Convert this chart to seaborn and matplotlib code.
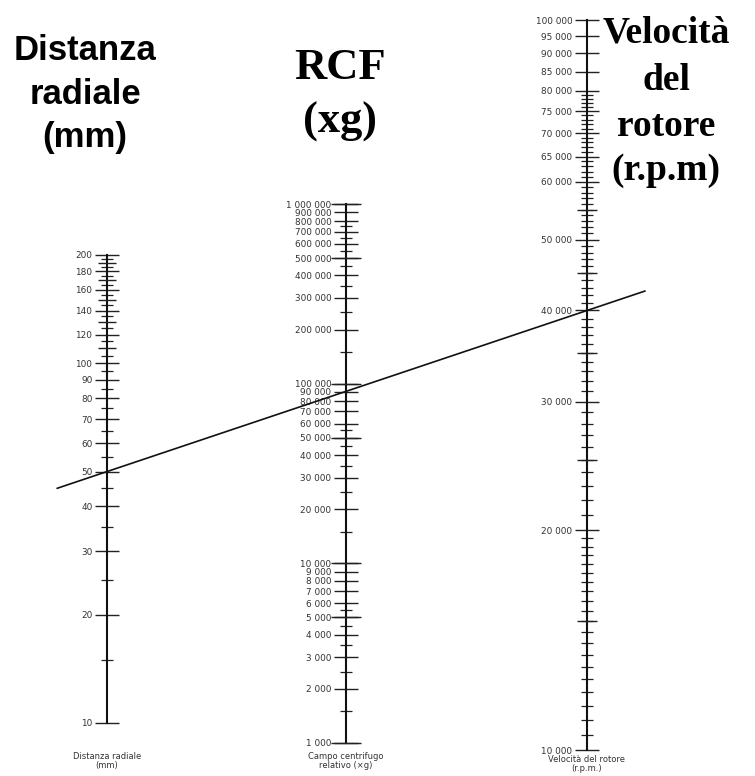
import numpy as np
import seaborn as sns
import matplotlib
matplotlib.use('Agg')
import matplotlib.pyplot as plt
from matplotlib.ticker import FixedLocator, FixedFormatter, NullFormatter, NullLocator

# scale values (nomogramma RCF)
radius_major = [10, 20, 30, 40, 50, 60, 70, 80, 90, 100, 120, 140, 160, 180, 200]
radius_minor = [15, 25, 35, 45, 55, 65, 75, 85, 95, 105, 115, 125, 135,
                145, 155, 165, 175, 185, 195]
radius_mid = [110, 130, 150, 170, 190]

rcf_major = [1000, 2000, 3000, 4000, 5000, 6000, 7000, 8000, 9000,
             10000, 20000, 30000, 40000, 50000, 60000, 70000, 80000, 90000,
             100000, 200000, 300000, 400000, 500000, 600000, 700000, 800000, 900000,
             1000000]
rcf_minor = [1500, 2500, 3500, 4500, 5500, 15000, 25000, 35000, 45000, 55000,
             150000, 250000, 350000, 450000, 550000, 650000, 750000]
rcf_long = [1000, 5000, 10000, 50000, 100000, 500000, 1000000]

rpm_major = [10000, 20000, 30000, 40000, 50000, 60000, 65000, 70000, 75000,
             80000, 85000, 90000, 95000, 100000]
rpm_minor = [v for v in list(range(10500, 20000, 500)) + list(range(21000, 80000, 1000))
             if v not in rpm_major]
rpm_mid = [15000, 25000, 35000, 45000, 55000]

# reading shown on the chart
reading_radius = 50
reading_rpm = 40000

W, H = 755, 776

sns.set_theme(style="white")
plt.rcParams['font.family'] = ['DejaVu Sans']

fig = plt.figure(figsize=(W / 100, H / 100), dpi=100)


def fmt(v):
    return f"{v:,}".replace(",", " ")


def scale_axes(x, y_top, y_bot, vmin, vmax):
    ax = fig.add_axes([x / W, 1 - y_bot / H, 0.002, (y_bot - y_top) / H])
    ax.set_yscale('log')
    ax.set_ylim(vmin, vmax)
    ax.set_xlim(0, 1)
    ax.set_xticks([])
    for s in ['top', 'right', 'bottom']:
        ax.spines[s].set_visible(False)
    ax.patch.set_alpha(0)
    return ax


def make_scale(x, y_top, y_bot, vmin, vmax, major, minor, extra, extra_len):
    ax = scale_axes(x, y_top, y_bot, vmin, vmax)
    ax.spines['left'].set_linewidth(1.5)
    ax.spines['left'].set_color('#111111')
    ax.yaxis.set_major_locator(FixedLocator(major))
    ax.yaxis.set_major_formatter(FixedFormatter([fmt(v) for v in major]))
    ax.yaxis.set_minor_locator(FixedLocator(minor))
    ax.yaxis.set_minor_formatter(NullFormatter())
    ax.tick_params(axis='y', which='major', left=True, direction='inout', length=17,
                   width=1.0, color='#222222', labelsize=6.4, labelcolor='#333333', pad=2)
    ax.tick_params(axis='y', which='minor', left=True, direction='inout', length=9,
                   width=0.9, color='#222222')

    # second tier of ticks (longer or medium) on a twin axes
    ax2 = scale_axes(x, y_top, y_bot, vmin, vmax)
    ax2.spines['left'].set_visible(False)
    ax2.yaxis.set_major_locator(FixedLocator(extra))
    ax2.yaxis.set_major_formatter(NullFormatter())
    ax2.yaxis.set_minor_locator(NullLocator())
    ax2.tick_params(axis='y', which='major', left=True, direction='inout',
                    length=extra_len, width=1.0, color='#222222')
    return ax


ax_r = make_scale(107, 255, 723, 10, 200, radius_major, radius_minor, radius_mid, 13)
ax_g = make_scale(346, 204, 743, 1000, 1000000, rcf_major, rcf_minor, rcf_long, 21)
ax_n = make_scale(587, 20, 750, 10000, 100000, rpm_major, rpm_minor, rpm_mid, 14)

# overlay in pixel coordinates for the reading line and titles
ax0 = fig.add_axes([0, 0, 1, 1], zorder=5)
ax0.set_xlim(0, W)
ax0.set_ylim(H, 0)
ax0.axis('off')
ax0.patch.set_alpha(0)

p_a = ax0.transData.inverted().transform(ax_r.transData.transform((0, reading_radius)))
p_b = ax0.transData.inverted().transform(ax_n.transData.transform((0, reading_rpm)))
t = np.array([-0.104, 1.121])
line_x = p_a[0] + t * (p_b[0] - p_a[0])
line_y = p_a[1] + t * (p_b[1] - p_a[1])
sns.lineplot(x=line_x, y=line_y, ax=ax0, color='#111111', linewidth=1.2, sort=False)

# titles
sans_bold = dict(family='Liberation Sans', fontweight='bold', fontsize=25,
                 ha='center', va='center', color='black')
ax0.text(85, 50, "Distanza", **sans_bold)
ax0.text(85, 95, "radiale", **sans_bold)
ax0.text(85, 137, "(mm)", **sans_bold)

serif_bold = dict(family='Liberation Serif', fontweight='bold', ha='center',
                  va='center', color='black')
ax0.text(340, 68, "RCF", fontsize=32, **serif_bold)
ax0.text(340, 122, "(xg)", fontsize=32, **serif_bold)

ax0.text(666, 33, "Velocità", fontsize=27, **serif_bold)
ax0.text(666, 80, "del", fontsize=27, **serif_bold)
ax0.text(666, 126, "rotore", fontsize=27, **serif_bold)
ax0.text(666, 170, "(r.p.m)", fontsize=27, **serif_bold)

# small captions under the scales
cap = dict(fontsize=6, ha='center', va='top', color='#333333', linespacing=0.95)
ax0.text(107, 752, "Distanza radiale\n(mm)", **cap)
ax0.text(346, 752, "Campo centrifugo\nrelativo (×g)", **cap)
ax0.text(587, 755, "Velocità del rotore\n(r.p.m.)", **cap)

fig.savefig("out.png", dpi=100, facecolor='white')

**SHORT EXERCISE**
Each line of the data that includes the word "chart" counts once; report the total and nothing more.

**ANSWER FOR THE TASK**
2